One major travel branch, however, is yet to see its resurrection. Despite summer being the most popular season, cruise ships are only now preparing to re-enter the travel landscape with updated health and safety measures that will protect passengers, staff and the cities in which the ships are docked.

The Cruise Line International Association (CLIA) has announced new changes and restrictions that passengers can expect from cruises, should the Federal Government lift its current ban on cruising, which could occur on December 17.

These new restrictions, outlined below, have been set in place in response to the current health advice, and in preparation against a repeat of the Ruby Princess incident.

For those who need a refresher course: In the height of the pandemic in Australia, at least 28 deaths and 662 coronavirus cases were linked to the Ruby Princess cruise ship.

Here’s how cruising is expected to change in a post-pandemic Australia.

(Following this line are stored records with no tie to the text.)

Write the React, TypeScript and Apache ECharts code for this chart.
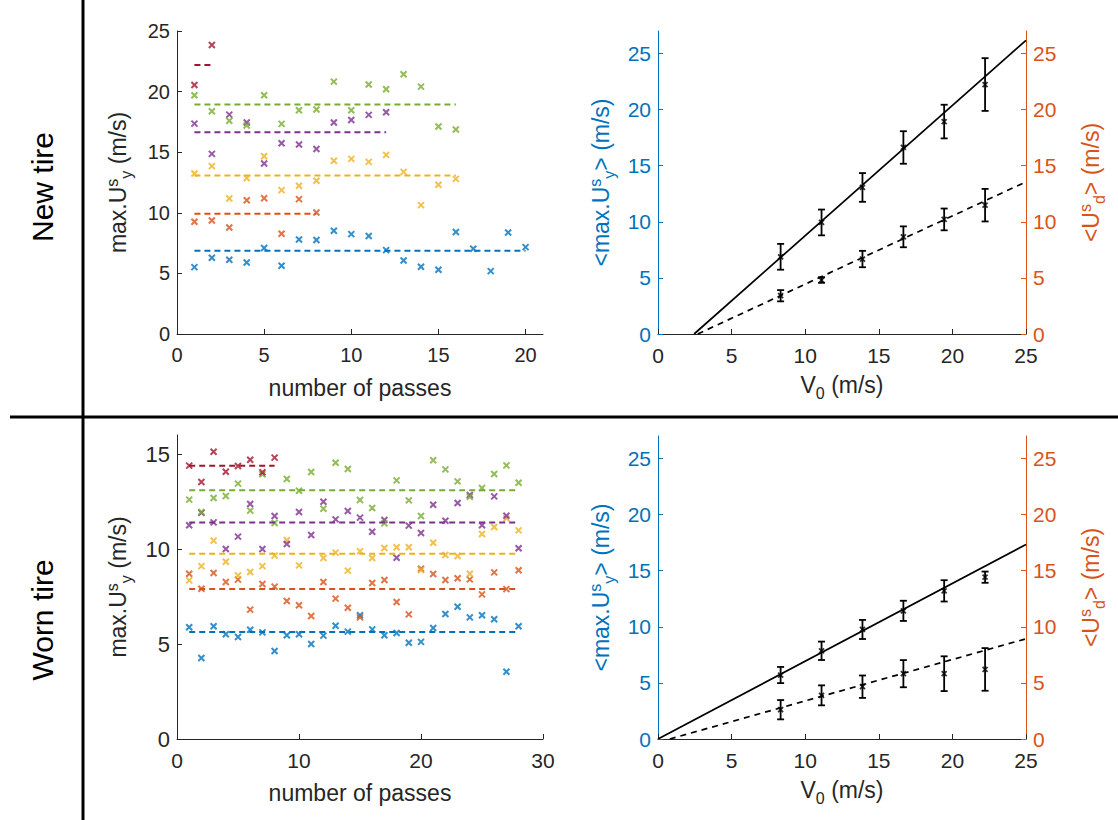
import React, { useEffect, useRef } from 'react';
import * as echarts from 'echarts';

const COLORS = ['#0072BD', '#D95319', '#EDB120', '#7E2F8E', '#77AC30', '#A2142F'];
const FONT = 'Liberation Sans, Arial, sans-serif';
const TXT = '#262626';

// New tire: max.U^s_y per pass (one array per speed)
const newBlue = [5.52, 6.29, 6.13, 5.9, 7.1, 5.63, 7.8, 7.75, 8.52, 8.24, 8.08, 6.92, 6.07, 5.55, 5.3, 8.41, 7.03, 5.19, 8.38, 7.17];
const newOrange = [9.26, 9.37, 8.79, 11.04, 11.2, 8.27, 11.13, 10.03];
const newYellow = [13.24, 13.85, 11.18, 12.86, 14.67, 11.87, 12.23, 12.64, 14.29, 14.45, 14.2, 14.78, 13.38, 10.63, 12.31, 12.8];
const newPurple = [17.36, 14.86, 18.1, 17.45, 14.07, 15.74, 15.63, 15.27, 17.45, 17.66, 18.08, 18.3];
const newGreen = [19.7, 18.38, 17.6, 17.2, 19.7, 17.34, 18.46, 18.52, 20.82, 18.46, 20.58, 20.19, 21.43, 20.41, 17.12, 16.87];
const newRed = [20.55, 23.85];
const newMeans = [6.87, 9.92, 13.08, 16.65, 18.93, 22.2];

// Worn tire
const wornBlue = [5.88, 4.26, 5.93, 5.51, 5.37, 5.75, 5.61, 4.63, 5.46, 5.51, 5.0, 5.44, 5.96, 5.65, 6.51, 5.77, 5.46, 5.58, 5.07, 5.11, 5.84, 6.58, 6.96, 6.4, 6.51, 6.3, 3.54, 5.93];
const wornOrange = [8.7, 7.91, 8.74, 8.26, 8.39, 6.81, 8.16, 8.02, 7.26, 7.04, 6.47, 8.26, 7.39, 6.91, 6.4, 8.21, 8.37, 7.21, 6.56, 8.96, 8.68, 8.37, 8.46, 8.4, 7.61, 8.77, 7.89, 8.88];
const wornYellow = [8.35, 9.1, 10.44, 9.33, 8.61, 8.79, 9.1, 9.65, 10.46, 9.14, null, 9.53, 9.81, 8.86, 9.89, 9.53, 10.05, 10.09, 10.09, 8.89, 10.33, 9.68, 9.63, 8.7, 10.79, 11.16, 11.61, 10.98];
const wornPurple = [11.25, 11.9, 11.4, 10.0, 10.65, 12.37, 10.0, 11.74, 10.26, 11.95, 10.74, 12.49, 11.56, 12.0, 11.65, 10.91, 11.53, 9.54, 11.23, 10.84, 12.33, 11.49, 12.42, 12.84, 11.25, 12.77, 11.75, 10.04];
const wornGreen = [12.6, 11.95, 12.68, 12.79, 13.44, 12.02, 13.93, 11.37, 13.68, 13.07, 14.05, 12.12, 14.54, 14.21, 12.58, 12.16, 11.35, 13.61, 12.56, 11.74, 14.67, 14.19, 13.56, 12.75, 13.21, 13.95, 14.4, 13.49];
const wornRed = [14.39, 13.53, 15.12, 14.07, 14.37, 14.7, 14.04, 14.81];
const wornMeans = [5.63, 7.89, 9.75, 11.39, 13.09, 14.38];

// Right panels
const V0 = [8.33, 11.11, 13.89, 16.67, 19.44, 22.22];
const newMaxU = [6.88, 9.94, 13.06, 16.62, 18.93, 22.23];
const newMaxUErr = [1.15, 1.15, 1.28, 1.45, 1.5, 2.35];
const newUd = [3.41, 4.81, 6.68, 8.66, 10.21, 11.48];
const newUdErr = [0.5, 0.25, 0.73, 0.93, 0.97, 1.45];
const wornMaxU = [5.7, 7.86, 9.76, 11.42, 13.2, 14.42];
const wornMaxUErr = [0.72, 0.82, 0.85, 0.9, 0.95, 0.5];
const wornUd = [2.61, 3.89, 4.66, 5.82, 5.82, 6.2];
const wornUdErr = [0.86, 0.89, 1.0, 1.21, 1.55, 1.9];

const newFitSolid = [[2.45, 0], [25, 26.17]];
const newFitDashed = [[2.7, 0], [25, 13.56]];
const wornFitSolid = [[0, 0], [25, 17.33]];
const wornFitDashed = [[0.8, 0], [25, 8.93]];

const newXTicks = [0, 5, 10, 15, 20];
const newYTicks = [0, 5, 10, 15, 20, 25];
const wornXTicks = [0, 10, 20, 30];
const wornYTicks = [0, 5, 10, 15];
const v0Ticks = [0, 5, 10, 15, 20, 25];
const rightYTicks = [0, 5, 10, 15, 20, 25];

const CROSS = 'path://M0,0L10,10M10,0L0,10';

function rich(size: number, color: string) {
  return {
    a: { fontSize: size, color, fontFamily: FONT, lineHeight: 34, verticalAlign: 'middle' },
    sup: { fontSize: Math.round(size * 0.7), color, fontFamily: FONT, lineHeight: 34, verticalAlign: 'top', padding: [3, 0, 0, 0] },
    sub: { fontSize: Math.round(size * 0.7), color, fontFamily: FONT, lineHeight: 34, verticalAlign: 'bottom', padding: [0, 0, 1, 0] },
  };
}

function xAxisDef(grid: number, max: number, interval: number, ticks: number[], name: string, nameGap: number, fs: number) {
  return {
    type: 'value', gridIndex: grid, min: 0, max, interval,
    name, nameLocation: 'middle', nameGap,
    nameTextStyle: { rich: rich(23, TXT) },
    axisLine: { show: true, onZero: false, lineStyle: { color: TXT, width: 1 } },
    axisTick: { show: true, inside: true, length: 5, customValues: ticks, lineStyle: { color: TXT } },
    axisLabel: { show: true, customValues: ticks, color: TXT, fontSize: fs, fontFamily: FONT, margin: 11 },
    splitLine: { show: false },
  };
}

function yAxisDef(grid: number, max: number, ticks: number[], name: string, nameGap: number, color: string, position: string, fs: number) {
  return {
    type: 'value', gridIndex: grid, min: 0, max, interval: 5, position,
    name, nameLocation: 'middle', nameGap,
    nameTextStyle: { rich: rich(23, color) },
    axisLine: { show: true, onZero: false, lineStyle: { color, width: 1 } },
    axisTick: { show: true, inside: true, length: 5, customValues: ticks, lineStyle: { color } },
    axisLabel: { show: true, customValues: ticks, color, fontSize: fs, fontFamily: FONT, margin: 7 },
    splitLine: { show: false },
  };
}

function passSeries(arrs: (number | null)[][], means: number[], axis: number) {
  const out: any[] = [];
  arrs.forEach((arr, k) => {
    const c = COLORS[k];
    const pts: number[][] = [];
    arr.forEach((v, i) => { if (v !== null) pts.push([i + 1, v]); });
    out.push({
      type: 'line', xAxisIndex: axis, yAxisIndex: axis, symbol: 'none', silent: true,
      lineStyle: { color: c, width: 2, type: [6, 4] },
      data: [[1, means[k]], [arr.length, means[k]]],
    });
    out.push({
      type: 'scatter', xAxisIndex: axis, yAxisIndex: axis, symbol: CROSS, symbolSize: 6,
      itemStyle: { color: c, borderColor: c, borderWidth: 2 },
      data: pts,
    });
  });
  return out;
}

function errSeries(xs: number[], ys: number[], es: number[], xi: number, yi: number) {
  return [
    {
      type: 'custom', xAxisIndex: xi, yAxisIndex: yi, silent: true,
      encode: { x: 0, y: 1 },
      data: xs.map((x, i) => [x, ys[i], es[i]]),
      renderItem: (params: any, api: any) => {
        const x = api.value(0), y = api.value(1), e = api.value(2);
        const t = api.coord([x, y + e]);
        const b = api.coord([x, y - e]);
        const w = 3.5;
        const st = { stroke: '#000', lineWidth: 1.8 };
        return {
          type: 'group',
          children: [
            { type: 'line', shape: { x1: t[0], y1: t[1], x2: b[0], y2: b[1] }, style: st },
            { type: 'line', shape: { x1: t[0] - w, y1: t[1], x2: t[0] + w, y2: t[1] }, style: st },
            { type: 'line', shape: { x1: b[0] - w, y1: b[1], x2: b[0] + w, y2: b[1] }, style: st },
          ],
        };
      },
    },
    {
      type: 'scatter', xAxisIndex: xi, yAxisIndex: yi, symbol: CROSS, symbolSize: 5,
      itemStyle: { color: '#000', borderColor: '#000', borderWidth: 1.8 },
      data: xs.map((x, i) => [x, ys[i]]),
    },
  ];
}

function fitSeries(pts: number[][], xi: number, yi: number, dashed: boolean) {
  return {
    type: 'line', xAxisIndex: xi, yAxisIndex: yi, symbol: 'none', silent: true,
    lineStyle: { color: '#000', width: 1.7, type: dashed ? [6, 5] : 'solid' },
    data: pts,
  };
}

const yNameLeft = '{a|max.U}{sup|s}{sub|y}{a| (m/s)}';
const yNameMean = '{a|<max.U}{sup|s}{sub|y}{a|> (m/s)}';
const yNameUd = '{a|<U}{sup|s}{sub|d}{a|> (m/s)}';
const xNamePass = '{a|number of passes}';
const xNameV0 = '{a|V}{sub|0}{a| (m/s)}';

export default function App() {
  const ref = useRef<HTMLDivElement>(null);
  useEffect(() => {
    if (!ref.current) return;
    const chart = echarts.init(ref.current, undefined, { renderer: 'svg' });
    const option: any = {
      animation: false,
      backgroundColor: '#fff',
      textStyle: { fontFamily: FONT },
      grid: [
        { left: 177, top: 31, width: 366, height: 303 },
        { left: 177, top: 435, width: 366, height: 304 },
        { left: 658, top: 31, width: 368, height: 303 },
        { left: 658, top: 436, width: 368, height: 303 },
      ],
      xAxis: [
        xAxisDef(0, 21, 5, newXTicks, xNamePass, 37, 20),
        xAxisDef(1, 30, 10, wornXTicks, xNamePass, 37, 21),
        xAxisDef(2, 25, 5, v0Ticks, xNameV0, 34, 21),
        xAxisDef(3, 25, 5, v0Ticks, xNameV0, 34, 21),
      ],
      yAxis: [
        yAxisDef(0, 25, newYTicks, yNameLeft, 42, TXT, 'left', 20),
        yAxisDef(1, 16, wornYTicks, yNameLeft, 42, TXT, 'left', 22),
        yAxisDef(2, 27, rightYTicks, yNameMean, 40, '#0072BD', 'left', 21),
        yAxisDef(2, 27, rightYTicks, yNameUd, 48, '#D95319', 'right', 21),
        yAxisDef(3, 27, rightYTicks, yNameMean, 40, '#0072BD', 'left', 21),
        yAxisDef(3, 27, rightYTicks, yNameUd, 48, '#D95319', 'right', 21),
      ],
      series: [
        ...passSeries([newBlue, newOrange, newYellow, newPurple, newGreen, newRed], newMeans, 0),
        ...passSeries([wornBlue, wornOrange, wornYellow, wornPurple, wornGreen, wornRed], wornMeans, 1),
        fitSeries(newFitSolid, 2, 2, false),
        fitSeries(newFitDashed, 2, 3, true),
        ...errSeries(V0, newMaxU, newMaxUErr, 2, 2),
        ...errSeries(V0, newUd, newUdErr, 2, 3),
        fitSeries(wornFitSolid, 3, 4, false),
        fitSeries(wornFitDashed, 3, 5, true),
        ...errSeries(V0, wornMaxU, wornMaxUErr, 3, 4),
        ...errSeries(V0, wornUd, wornUdErr, 3, 5),
      ],
      graphic: [
        { type: 'line', shape: { x1: 83, y1: 0, x2: 83, y2: 820 }, style: { stroke: '#000', lineWidth: 3 } },
        { type: 'line', shape: { x1: 10, y1: 417, x2: 1118, y2: 417 }, style: { stroke: '#000', lineWidth: 3 } },
        {
          type: 'text', x: 42, y: 187, rotation: Math.PI / 2,
          style: { text: 'New tire', fontSize: 30, fontFamily: FONT, fill: '#000', textAlign: 'center', textVerticalAlign: 'middle' },
        },
        {
          type: 'text', x: 42, y: 620, rotation: Math.PI / 2,
          style: { text: 'Worn tire', fontSize: 30, fontFamily: FONT, fill: '#000', textAlign: 'center', textVerticalAlign: 'middle' },
        },
      ],
    };
    chart.setOption(option);
    return () => chart.dispose();
  }, []);
  return (
    <div
      ref={ref}
      style={{ position: 'fixed', left: 0, top: 0, width: 1118, height: 820, background: '#fff' }}
    />
  );
}
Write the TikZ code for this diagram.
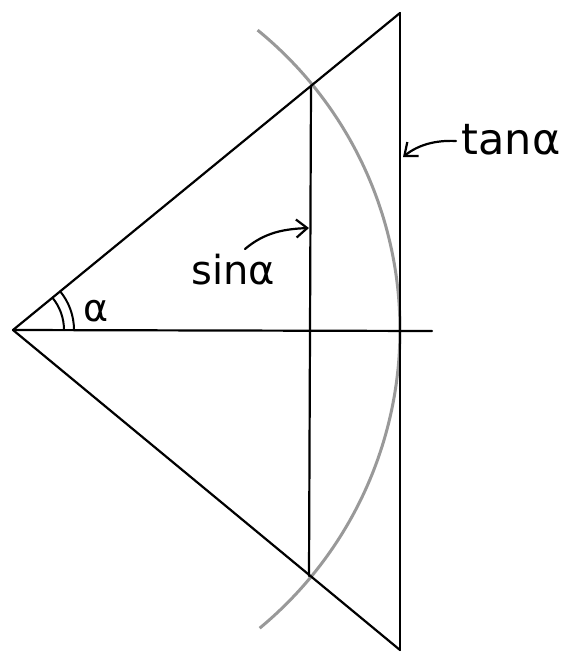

What are the new cruise ship restrictions?

Mandatory COVID-19 tests for passengers and crew

Both cruise ship staff and passengers can expect to undergo mandatory pre-boarding tests for COVID-19. It’s not confirmed yet as to whether testing will take place only once or multiple times across a period of days in the lead-up to embarking, and whether a pre-cruising quarantine period will be required. We do know, however, that “extensive screening’ will take place.

Limited passenger numbers

Even the more modest cruise ships can accommodate between 2,000 and 3,000 guests, but in a post-pandemic industry, it’s unlikely cruises will be able to host such a large number of passengers. The exact number of passengers cruise ships will be able to host when the ban is lifted is yet to be confirmed.

Increased hygiene measures

Temperature checks, hand sanitizer at every corner, and increased cleaning and sanitation measures. Guests can expect new cleaning and hygiene measures from all areas of the ship’s operations, from the kitchen to the guest suites.

No more buffets

Guests will not be able to dine in a communal buffet area. Sharing high-touch utensils is a no-no. Obviously.

Cruising within state and national borders

According to the ABC, cruise ships will initially look to operate within Australian state or national borders while travel restrictions remain in place. Additionally, passengers will be required to quarantine upon their return to Australian shores.